Stated task -
Quote the whole listing exactly. Leave the pictures out of your copy.

start Stored data

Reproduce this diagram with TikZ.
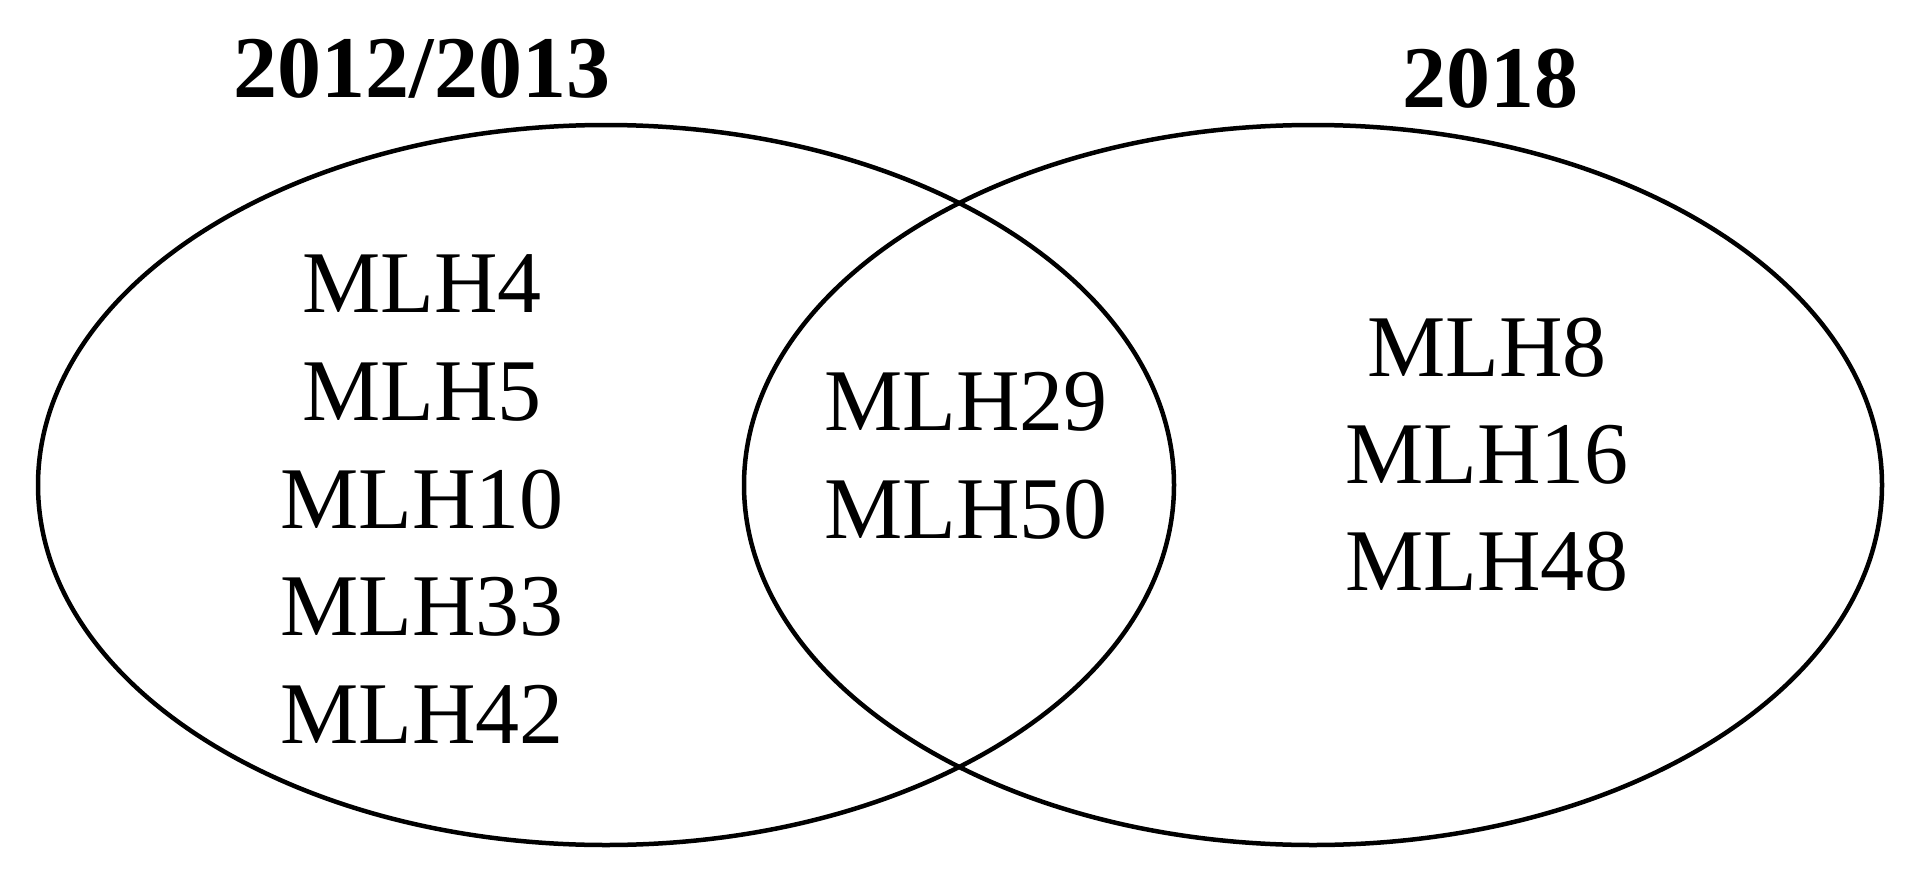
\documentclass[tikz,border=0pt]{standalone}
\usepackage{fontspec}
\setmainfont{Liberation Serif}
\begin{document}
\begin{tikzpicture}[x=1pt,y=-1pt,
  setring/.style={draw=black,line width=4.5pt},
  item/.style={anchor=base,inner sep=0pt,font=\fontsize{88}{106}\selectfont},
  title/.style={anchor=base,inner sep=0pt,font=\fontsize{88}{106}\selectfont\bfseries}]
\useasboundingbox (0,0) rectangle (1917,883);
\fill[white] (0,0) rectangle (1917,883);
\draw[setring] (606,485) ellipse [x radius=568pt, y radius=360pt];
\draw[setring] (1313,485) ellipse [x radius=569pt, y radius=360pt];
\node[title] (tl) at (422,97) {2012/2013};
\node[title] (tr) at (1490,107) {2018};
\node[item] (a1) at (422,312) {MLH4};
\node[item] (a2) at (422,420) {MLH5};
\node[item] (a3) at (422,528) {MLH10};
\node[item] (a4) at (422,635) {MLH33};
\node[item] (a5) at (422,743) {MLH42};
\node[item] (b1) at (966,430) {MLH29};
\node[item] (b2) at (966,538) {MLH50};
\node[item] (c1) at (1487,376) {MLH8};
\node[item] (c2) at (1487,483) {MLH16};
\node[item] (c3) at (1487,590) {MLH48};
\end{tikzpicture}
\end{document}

end Stored data

Result -
Reproduce this diagram with TikZ.
\documentclass[tikz,border=0pt]{standalone}
\usepackage{fontspec}
\setmainfont{Liberation Serif}
\begin{document}
\begin{tikzpicture}[x=1pt,y=-1pt,
  setring/.style={draw=black,line width=4.5pt},
  item/.style={anchor=base,inner sep=0pt,font=\fontsize{88}{106}\selectfont},
  title/.style={anchor=base,inner sep=0pt,font=\fontsize{88}{106}\selectfont\bfseries}]
\useasboundingbox (0,0) rectangle (1917,883);
\fill[white] (0,0) rectangle (1917,883);
\draw[setring] (606,485) ellipse [x radius=568pt, y radius=360pt];
\draw[setring] (1313,485) ellipse [x radius=569pt, y radius=360pt];
\node[title] (tl) at (422,97) {2012/2013};
\node[title] (tr) at (1490,107) {2018};
\node[item] (a1) at (422,312) {MLH4};
\node[item] (a2) at (422,420) {MLH5};
\node[item] (a3) at (422,528) {MLH10};
\node[item] (a4) at (422,635) {MLH33};
\node[item] (a5) at (422,743) {MLH42};
\node[item] (b1) at (966,430) {MLH29};
\node[item] (b2) at (966,538) {MLH50};
\node[item] (c1) at (1487,376) {MLH8};
\node[item] (c2) at (1487,483) {MLH16};
\node[item] (c3) at (1487,590) {MLH48};
\end{tikzpicture}
\end{document}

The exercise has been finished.